* _Stated exercise_:
Exactly repeat the material, dropping every picture from the copy.

* _Supplied information_:
________

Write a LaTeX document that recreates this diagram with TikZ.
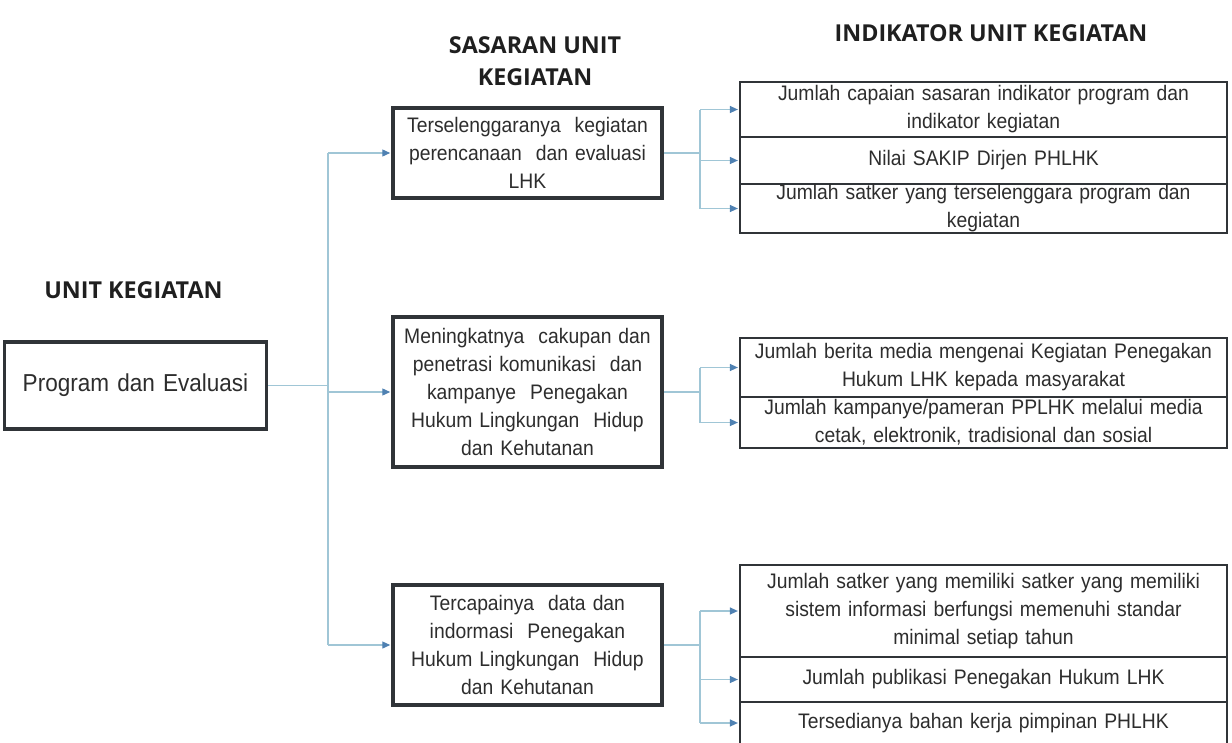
\documentclass[tikz,border=0pt]{standalone}
\usepackage{fontspec}
\setmainfont{Liberation Sans}[FakeStretch=0.92]
\newfontfamily\headfont{Open Sans}
\usetikzlibrary{arrows.meta}
\definecolor{warnaGaris}{RGB}{160,198,214}
\definecolor{warnaPanah}{RGB}{79,129,178}
\definecolor{warnaBingkai}{RGB}{48,52,56}
\definecolor{warnaTeks}{RGB}{45,45,45}
\begin{document}
\begin{tikzpicture}[x=1pt,y=-1pt,
	judul/.style={font=\headfont\bfseries\fontsize{23.3}{32}\selectfont,text=black!88,align=center,inner sep=0},
	sasaran/.style={draw=warnaBingkai,line width=3.5pt,fill=white,text=warnaTeks,font=\fontsize{21}{28}\selectfont,align=center,inner sep=0,minimum width=269pt,text width=262pt},
	indikator/.style={draw=warnaBingkai,line width=2.2pt,fill=white,text=warnaTeks,font=\fontsize{21}{28}\selectfont,align=center,inner sep=0,minimum width=487pt,text width=482pt},
	garis/.style={draw=warnaGaris,line width=1.3pt},
	panah/.style={garis,shorten >=1pt,-{Triangle[length=8pt,width=7pt,color=warnaPanah]}}]
			\useasboundingbox (0,0) rectangle (1232,742);
			%judul%
			\node[judul] (jUnit) at (133.5,290) {UNIT KEGIATAN};
			\node[judul] (jSasaran) at (535,61) {SASARAN UNIT\\KEGIATAN};
			\node[judul] (jIndikator) at (991,33) {INDIKATOR UNIT KEGIATAN};
			%unit kegiatan%
			\node[sasaran,minimum width=255pt,minimum height=87pt,font=\fontsize{24.5}{28}\selectfont] (unit) at (135.5,385.5) {Program dan Evaluasi};
			%sasaran%
			\node[sasaran,minimum height=90pt] (sas1) at (527.5,153) {Terselenggaranya\ \ kegiatan\\perencanaan\ \ dan evaluasi\\LHK};
			\node[sasaran,minimum height=150pt] (sas2) at (527.5,392) {Meningkatnya\ \ cakupan dan\\penetrasi komunikasi\ \ dan\\kampanye\ \ Penegakan\\Hukum Lingkungan\ \ Hidup\\dan Kehutanan};
			\node[sasaran,minimum height=120pt] (sas3) at (527.5,645) {Tercapainya\ \ data dan\\indormasi\ \ Penegakan\\Hukum Lingkungan\ \ Hidup\\dan Kehutanan};
			%indikator%
			\node[indikator,minimum height=55pt] (ind1a) at (983.5,109.5) {Jumlah capaian sasaran indikator program dan\\indikator kegiatan};
			\node[indikator,minimum height=47pt] (ind1b) at (983.5,160.5) {Nilai SAKIP Dirjen PHLHK};
			\node[indikator,minimum height=49pt] (ind1c) at (983.5,208.5) {Jumlah satker yang terselenggara program dan\\kegiatan};
			\node[indikator,minimum height=59pt] (ind2a) at (983.5,367.5) {Jumlah berita media mengenai Kegiatan Penegakan\\Hukum LHK kepada masyarakat};
			\node[indikator,minimum height=51pt] (ind2b) at (983.5,422.5) {Jumlah kampanye/pameran PPLHK melalui media\\cetak, elektronik, tradisional dan sosial};
			\node[indikator,minimum height=92pt] (ind3a) at (983.5,611) {Jumlah satker yang memiliki satker yang memiliki\\sistem informasi berfungsi memenuhi standar\\minimal setiap tahun};
			\node[indikator,minimum height=45pt] (ind3b) at (983.5,679.5) {Jumlah publikasi Penegakan Hukum LHK};
			\node[indikator,minimum height=42pt] (ind3c) at (983.5,723) {Tersedianya bahan kerja pimpinan PHLHK};
			%penghubung%
			\coordinate (batang) at (328,0);
			\coordinate (cabang) at (700,0);
			\draw[garis] (unit.east) -- (unit.east -| batang);
			\draw[garis] (sas1.west -| batang) -- (sas3.west -| batang);
			\foreach \s in {sas1,sas2,sas3}
				\draw[panah] (\s.west -| batang) -- (\s.west);
			\draw[garis] (sas1.east) -- (sas1.east -| cabang);
			\draw[garis] (ind1a.west -| cabang) -- (ind1c.west -| cabang);
			\foreach \i in {ind1a,ind1b,ind1c}
				\draw[panah] (\i.west -| cabang) -- (\i.west);
			\draw[garis] (sas2.east) -- (sas2.east -| cabang);
			\draw[garis] (ind2a.west -| cabang) -- (ind2b.west -| cabang);
			\foreach \i in {ind2a,ind2b}
				\draw[panah] (\i.west -| cabang) -- (\i.west);
			\draw[garis] (sas3.east) -- (sas3.east -| cabang);
			\draw[garis] (ind3a.west -| cabang) -- (ind3c.west -| cabang);
			\foreach \i in {ind3a,ind3b,ind3c}
				\draw[panah] (\i.west -| cabang) -- (\i.west);
\end{tikzpicture}
\end{document}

________

* _Written answer_:
Write a LaTeX document that recreates this diagram with TikZ.
\documentclass[tikz,border=0pt]{standalone}
\usepackage{fontspec}
\setmainfont{Liberation Sans}[FakeStretch=0.92]
\newfontfamily\headfont{Open Sans}
\usetikzlibrary{arrows.meta}
\definecolor{warnaGaris}{RGB}{160,198,214}
\definecolor{warnaPanah}{RGB}{79,129,178}
\definecolor{warnaBingkai}{RGB}{48,52,56}
\definecolor{warnaTeks}{RGB}{45,45,45}
\begin{document}
\begin{tikzpicture}[x=1pt,y=-1pt,
	judul/.style={font=\headfont\bfseries\fontsize{23.3}{32}\selectfont,text=black!88,align=center,inner sep=0},
	sasaran/.style={draw=warnaBingkai,line width=3.5pt,fill=white,text=warnaTeks,font=\fontsize{21}{28}\selectfont,align=center,inner sep=0,minimum width=269pt,text width=262pt},
	indikator/.style={draw=warnaBingkai,line width=2.2pt,fill=white,text=warnaTeks,font=\fontsize{21}{28}\selectfont,align=center,inner sep=0,minimum width=487pt,text width=482pt},
	garis/.style={draw=warnaGaris,line width=1.3pt},
	panah/.style={garis,shorten >=1pt,-{Triangle[length=8pt,width=7pt,color=warnaPanah]}}]
			\useasboundingbox (0,0) rectangle (1232,742);
			%judul%
			\node[judul] (jUnit) at (133.5,290) {UNIT KEGIATAN};
			\node[judul] (jSasaran) at (535,61) {SASARAN UNIT\\KEGIATAN};
			\node[judul] (jIndikator) at (991,33) {INDIKATOR UNIT KEGIATAN};
			%unit kegiatan%
			\node[sasaran,minimum width=255pt,minimum height=87pt,font=\fontsize{24.5}{28}\selectfont] (unit) at (135.5,385.5) {Program dan Evaluasi};
			%sasaran%
			\node[sasaran,minimum height=90pt] (sas1) at (527.5,153) {Terselenggaranya\ \ kegiatan\\perencanaan\ \ dan evaluasi\\LHK};
			\node[sasaran,minimum height=150pt] (sas2) at (527.5,392) {Meningkatnya\ \ cakupan dan\\penetrasi komunikasi\ \ dan\\kampanye\ \ Penegakan\\Hukum Lingkungan\ \ Hidup\\dan Kehutanan};
			\node[sasaran,minimum height=120pt] (sas3) at (527.5,645) {Tercapainya\ \ data dan\\indormasi\ \ Penegakan\\Hukum Lingkungan\ \ Hidup\\dan Kehutanan};
			%indikator%
			\node[indikator,minimum height=55pt] (ind1a) at (983.5,109.5) {Jumlah capaian sasaran indikator program dan\\indikator kegiatan};
			\node[indikator,minimum height=47pt] (ind1b) at (983.5,160.5) {Nilai SAKIP Dirjen PHLHK};
			\node[indikator,minimum height=49pt] (ind1c) at (983.5,208.5) {Jumlah satker yang terselenggara program dan\\kegiatan};
			\node[indikator,minimum height=59pt] (ind2a) at (983.5,367.5) {Jumlah berita media mengenai Kegiatan Penegakan\\Hukum LHK kepada masyarakat};
			\node[indikator,minimum height=51pt] (ind2b) at (983.5,422.5) {Jumlah kampanye/pameran PPLHK melalui media\\cetak, elektronik, tradisional dan sosial};
			\node[indikator,minimum height=92pt] (ind3a) at (983.5,611) {Jumlah satker yang memiliki satker yang memiliki\\sistem informasi berfungsi memenuhi standar\\minimal setiap tahun};
			\node[indikator,minimum height=45pt] (ind3b) at (983.5,679.5) {Jumlah publikasi Penegakan Hukum LHK};
			\node[indikator,minimum height=42pt] (ind3c) at (983.5,723) {Tersedianya bahan kerja pimpinan PHLHK};
			%penghubung%
			\coordinate (batang) at (328,0);
			\coordinate (cabang) at (700,0);
			\draw[garis] (unit.east) -- (unit.east -| batang);
			\draw[garis] (sas1.west -| batang) -- (sas3.west -| batang);
			\foreach \s in {sas1,sas2,sas3}
				\draw[panah] (\s.west -| batang) -- (\s.west);
			\draw[garis] (sas1.east) -- (sas1.east -| cabang);
			\draw[garis] (ind1a.west -| cabang) -- (ind1c.west -| cabang);
			\foreach \i in {ind1a,ind1b,ind1c}
				\draw[panah] (\i.west -| cabang) -- (\i.west);
			\draw[garis] (sas2.east) -- (sas2.east -| cabang);
			\draw[garis] (ind2a.west -| cabang) -- (ind2b.west -| cabang);
			\foreach \i in {ind2a,ind2b}
				\draw[panah] (\i.west -| cabang) -- (\i.west);
			\draw[garis] (sas3.east) -- (sas3.east -| cabang);
			\draw[garis] (ind3a.west -| cabang) -- (ind3c.west -| cabang);
			\foreach \i in {ind3a,ind3b,ind3c}
				\draw[panah] (\i.west -| cabang) -- (\i.west);
\end{tikzpicture}
\end{document}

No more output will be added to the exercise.